Well, whatever. It's none of my business now, and probably never was.


Sunday, October 07, 2007


Can I pass mine to someone also?




Saw something on a friend's blog that spurred me to comment. But something's wrong with her blog and I couldn't leave my comment there. So, weird as it is, I'm posting it here.
Maybe you're trying to steer too much. You've got your hands on the rudder and/or the oars and you're trying to go exactly along this imaginary course that you've plotted for yourself. However, sometimes you should just loosen your hands, sit back and relax, and let the wind and the waves take you along. After all, it's taking you in the correct general direction, isn't it?

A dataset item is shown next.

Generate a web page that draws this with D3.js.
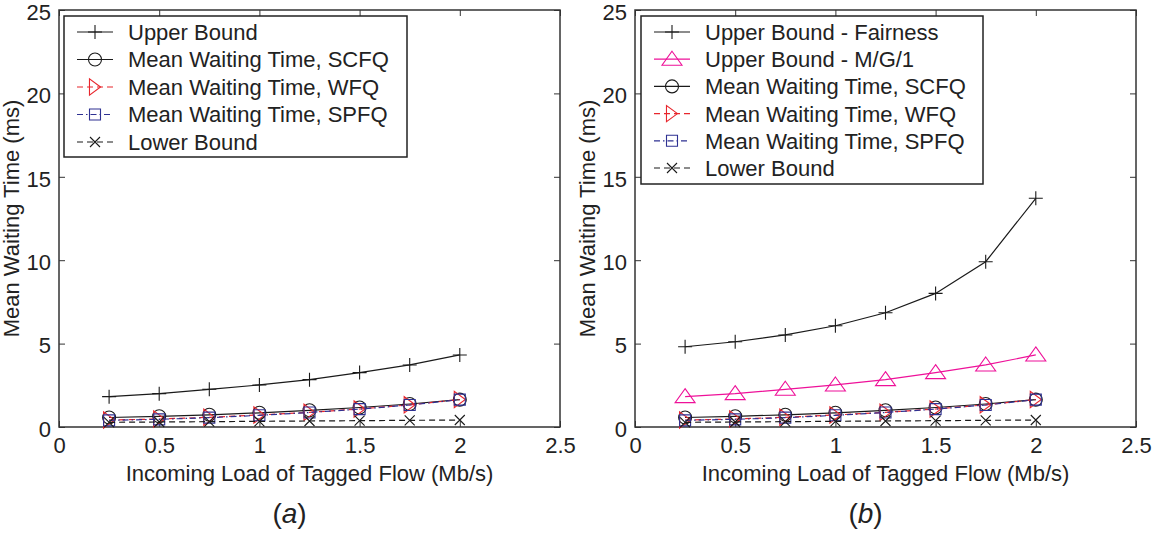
<!DOCTYPE html>
<html>
<head>
<meta charset="utf-8">
<script src="https://cdn.jsdelivr.net/npm/d3@7"></script>
<style>
  html, body { margin: 0; padding: 0; background: #fff; }
  svg { display: block; }
  text { font-family: "Liberation Sans", Arial, Helvetica, sans-serif; fill: #222; }
</style>
</head>
<body>
<svg id="chart" width="1164" height="534"></svg>
<script>
// Offered load of the tagged flow (Mb/s)
const loads = [0.25, 0.5, 0.75, 1.0, 1.25, 1.5, 1.75, 2.0];

// Mean waiting time (ms)
const upperBound    = [1.82, 2.00, 2.26, 2.52, 2.84, 3.26, 3.72, 4.32];
const fairnessBound = [4.81, 5.11, 5.52, 6.07, 6.85, 8.01, 9.91, 13.71];
const mg1Bound      = [1.82, 2.00, 2.26, 2.52, 2.84, 3.26, 3.72, 4.32];
const scfq          = [0.57, 0.64, 0.73, 0.85, 1.00, 1.17, 1.38, 1.64];
const wfq           = [0.42, 0.48, 0.58, 0.72, 0.88, 1.08, 1.33, 1.65];
const spfq          = [0.40, 0.46, 0.56, 0.70, 0.87, 1.07, 1.32, 1.64];
const lowerBound    = [0.28, 0.30, 0.32, 0.34, 0.36, 0.38, 0.40, 0.42];

const xTicks = [0, 0.5, 1, 1.5, 2, 2.5];
const yTicks = [0, 5, 10, 15, 20, 25];
const xLabel = "Incoming Load of Tagged Flow (Mb/s)";
const yLabel = "Mean Waiting Time (ms)";

const svg = d3.select("#chart");

// Marker outlines, centred on (0,0)
const markerPath = {
  plus: s => `M${-s},0H${s}M0,${-s}V${s}`,
  cross: s => `M${-s},${-s}L${s},${s}M${-s},${s}L${s},${-s}`,
  circle: s => `M${-s},0A${s},${s} 0 1,0 ${s},0A${s},${s} 0 1,0 ${-s},0Z`,
  triUp: s => `M0,${-s}L${s * 1.25},${s * 0.75}L${-s * 1.25},${s * 0.75}Z`,
  triRight: s => `M${s * 0.85},0L${-s * 0.85},${-s * 1.25}L${-s * 0.85},${s * 1.25}Z`,
  square: s => `M${-s},${-s}H${s}V${s}H${-s}Z`
};

const styles = {
  upper:    { color: "#1a1a1a", dash: null,        marker: "plus",     size: 7 },
  fairness: { color: "#1a1a1a", dash: null,        marker: "plus",     size: 7 },
  mg1:      { color: "#ee1199", dash: null,        marker: "triUp",    size: 8 },
  scfq:     { color: "#1a1a1a", dash: null,        marker: "circle",   size: 6.5 },
  wfq:      { color: "#e8262d", dash: "6,4",       marker: "triRight", size: 6.5 },
  spfq:     { color: "#2e3192", dash: "6,3,1.5,3", marker: "square",   size: 5.5 },
  lower:    { color: "#1a1a1a", dash: "6,4",       marker: "cross",    size: 5 }
};

function drawPanel(cfg) {
  const g = svg.append("g");
  const x = d3.scaleLinear().domain([0, 2.5]).range([cfg.left, cfg.right]);
  const y = d3.scaleLinear().domain([0, 25]).range([cfg.bottom, cfg.top]);
  const tickLen = 6;

  // axes: inward ticks on all four sides
  const axB = d3.axisBottom(x).tickValues(xTicks).tickSize(-tickLen).tickPadding(10).tickFormat(d3.format("~g"));
  const axT = d3.axisTop(x).tickValues(xTicks).tickSize(-tickLen).tickFormat("");
  const axL = d3.axisLeft(y).tickValues(yTicks).tickSize(-tickLen).tickPadding(8).tickFormat(d3.format("~g"));
  const axR = d3.axisRight(y).tickValues(yTicks).tickSize(-tickLen).tickFormat("");

  [[axB, `translate(0,${cfg.bottom})`, "b"], [axT, `translate(0,${cfg.top})`, "t"],
   [axL, `translate(${cfg.left},0)`, "l"], [axR, `translate(${cfg.right},0)`, "r"]].forEach(([ax, tr, side]) => {
    const a = g.append("g").attr("transform", tr).call(ax);
    a.select(".domain").remove();
    a.selectAll(".tick line").attr("stroke", "#333").attr("stroke-width", 1);
    a.selectAll(".tick text").attr("font-size", 22).attr("fill", "#222")
      .attr("font-family", "Liberation Sans, Arial, sans-serif");
    if (side === "l") a.selectAll(".tick text").attr("dy", "0.42em");
  });

  g.append("rect")
    .attr("x", cfg.left).attr("y", cfg.top)
    .attr("width", cfg.right - cfg.left).attr("height", cfg.bottom - cfg.top)
    .attr("fill", "none").attr("stroke", "#333").attr("stroke-width", 1.5);

  // series lines and markers
  const line = d3.line().x(d => x(d[0])).y(d => y(d[1]));
  cfg.series.forEach(s => {
    const st = styles[s.key];
    const pts = loads.map((l, i) => [l, s.values[i]]);
    g.append("path").datum(pts)
      .attr("d", line).attr("fill", "none")
      .attr("stroke", st.color).attr("stroke-width", 1.2)
      .attr("stroke-dasharray", st.dash);
    g.selectAll(null).data(pts).enter().append("path")
      .attr("transform", d => `translate(${x(d[0])},${y(d[1])})`)
      .attr("d", markerPath[st.marker](st.size))
      .attr("fill", "none").attr("stroke", st.color).attr("stroke-width", 1.1);
  });

  // axis titles
  g.append("text")
    .attr("x", (cfg.left + cfg.right) / 2).attr("y", cfg.bottom + 54)
    .attr("text-anchor", "middle").attr("font-size", 22).text(xLabel);
  g.append("text")
    .attr("transform", `translate(${cfg.left - 40},${(cfg.top + cfg.bottom) / 2}) rotate(-90)`)
    .attr("text-anchor", "middle").attr("font-size", 22).text(yLabel);

  // panel caption
  const cap = g.append("text")
    .attr("x", (cfg.left + cfg.right) / 2 - 20).attr("y", cfg.bottom + 96)
    .attr("text-anchor", "middle").attr("font-size", 28)
    .attr("font-family", "Liberation Serif, DejaVu Serif, serif");
  cap.append("tspan").text("(");
  cap.append("tspan").attr("font-style", "italic").text(cfg.caption);
  cap.append("tspan").text(")");

  // legend
  const L = cfg.legend;
  const lg = g.append("g").attr("transform", `translate(${L.x},${L.y})`);
  lg.append("rect").attr("width", L.w).attr("height", L.h)
    .attr("fill", "#fff").attr("stroke", "#222").attr("stroke-width", 1.5);
  cfg.series.forEach((s, i) => {
    const st = styles[s.key];
    const cy = L.first + i * L.step;
    lg.append("line").attr("x1", 13).attr("x2", 49).attr("y1", cy).attr("y2", cy)
      .attr("stroke", st.color).attr("stroke-width", 1.2).attr("stroke-dasharray", st.dash);
    lg.append("path").attr("transform", `translate(31,${cy})`)
      .attr("d", markerPath[st.marker](st.size))
      .attr("fill", "none").attr("stroke", st.color).attr("stroke-width", 1.1);
    lg.append("text").attr("x", 64).attr("y", cy).attr("dy", "0.36em")
      .attr("font-size", 22).text(s.label);
  });
}

drawPanel({
  left: 59, right: 560, top: 10, bottom: 427, caption: "a",
  legend: { x: 64, y: 16, w: 343, h: 141, first: 16, step: 27.5 },
  series: [
    { key: "upper", values: upperBound, label: "Upper Bound" },
    { key: "scfq", values: scfq, label: "Mean Waiting Time, SCFQ" },
    { key: "wfq", values: wfq, label: "Mean Waiting Time, WFQ" },
    { key: "spfq", values: spfq, label: "Mean Waiting Time, SPFQ" },
    { key: "lower", values: lowerBound, label: "Lower Bound" }
  ]
});

drawPanel({
  left: 635, right: 1136, top: 10, bottom: 427, caption: "b",
  legend: { x: 641, y: 16, w: 342, h: 168, first: 16, step: 27.2 },
  series: [
    { key: "fairness", values: fairnessBound, label: "Upper Bound - Fairness" },
    { key: "mg1", values: mg1Bound, label: "Upper Bound - M/G/1" },
    { key: "scfq", values: scfq, label: "Mean Waiting Time, SCFQ" },
    { key: "wfq", values: wfq, label: "Mean Waiting Time, WFQ" },
    { key: "spfq", values: spfq, label: "Mean Waiting Time, SPFQ" },
    { key: "lower", values: lowerBound, label: "Lower Bound" }
  ]
});
</script>
</body>
</html>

I'm saying that partly because you talk about a relationship so scientifically. It's like you think you should have one and it should be like this therefore you're gonna just grab someone and do what should be done.

Truly, a relationship is about sharing your life. However, it's not something you have to consciously do -- if you really like someone, you'll do it naturally, without thinking, and without feeling like it's a tiring thing to do. There's no conscious action to it -- if you force yourself to like someone or dislike someone or do this or not do that, it's gonna hurt a lot and ultimately it's not gonna turn out well.

And don't you feel that, at least with good friends, you might not know every bit of their lives, but when you start talking it is as though time had stopped since you last met them? And you can laugh and joke and catch up like it's the most natural thing to do?

I'm not sure what else to say, just a) take care and b) you're not alone at all and c) don't let things get you down.



I vaguely remember hearing about a project where someone broadcasts friendly messages into outer space, hoping to come into contact with another sentient race out there. Don't you agree that blogging is often the same? Or like putting a message into a bottle and sending out into the virtual ocean. Hmm, I don't know. And I've got no time to think about this now because I gotta go get groceries before it starts raining.


Saturday, October 06, 2007

Yeah, so once again I shot my mouth off without thinking, and someone got upset. And apparently not everyone's like me, not everyone will be ok after one night's rest. So I really should find a chance to say sorry, even though I'm thinking: it's just an idle comment about something of no importance at all, get over it already. Then again some people have their red, "Do Not Touch" buttons in weird places, so, who knows, maybe I stepped on one by mistake. Aargh, people are so troublesome sometimes.


Thursday, October 04, 2007

This song just popped up in my head all of a sudden, and wouldn't go away.

城里的月光 - 许美静
每颗心上某一个地方
总有个记忆挥不散
每个深夜某一个地方
总有着最深的思量
世间万千的变幻
爱把有情的人分两端
心若知道灵犀的方向
那怕不能够朝夕相伴
城里的月光把梦照亮
请温暖他心房
看透了人间聚散
能不能多点快乐片段
城里的月光把梦照亮
请守护它身旁
若有一天能重逢
让幸福撒满整个夜晚

I've got so much to say and I don't know where to start. And this ain't the place to say things like that, anyway. It would be nice to get things off my chest, but I suppose I'll just have to keep it in for a little while longer.




Finally managed to get back from Estonia yesterday morning, one day later than expected. It's been a trip where literally everything that could go wrong went wrong, but we still managed to have fun.

However this trip blew my travelling budget way out of the water, so I'm forced to go on a diet in a bid to scrounge up a bit more money for further travels. A diet is good, anyway, because I think I'm getting chubby.

Temperatures here are steadily sneaking their way down the scale, and we're getting 4-6 minutes less of sunlight everyday. When I first got here it was still bright as day at 9pm, now it's already dark before 7pm. Some trees have caught on and are shedding their leaves, while others are still a brilliant green. The contrast is beautiful, and sadly pictures do not do them justice.

Already it has been more than a month since I got here, and I only have 3 and a half months more to go. Hope everyone's doing ok.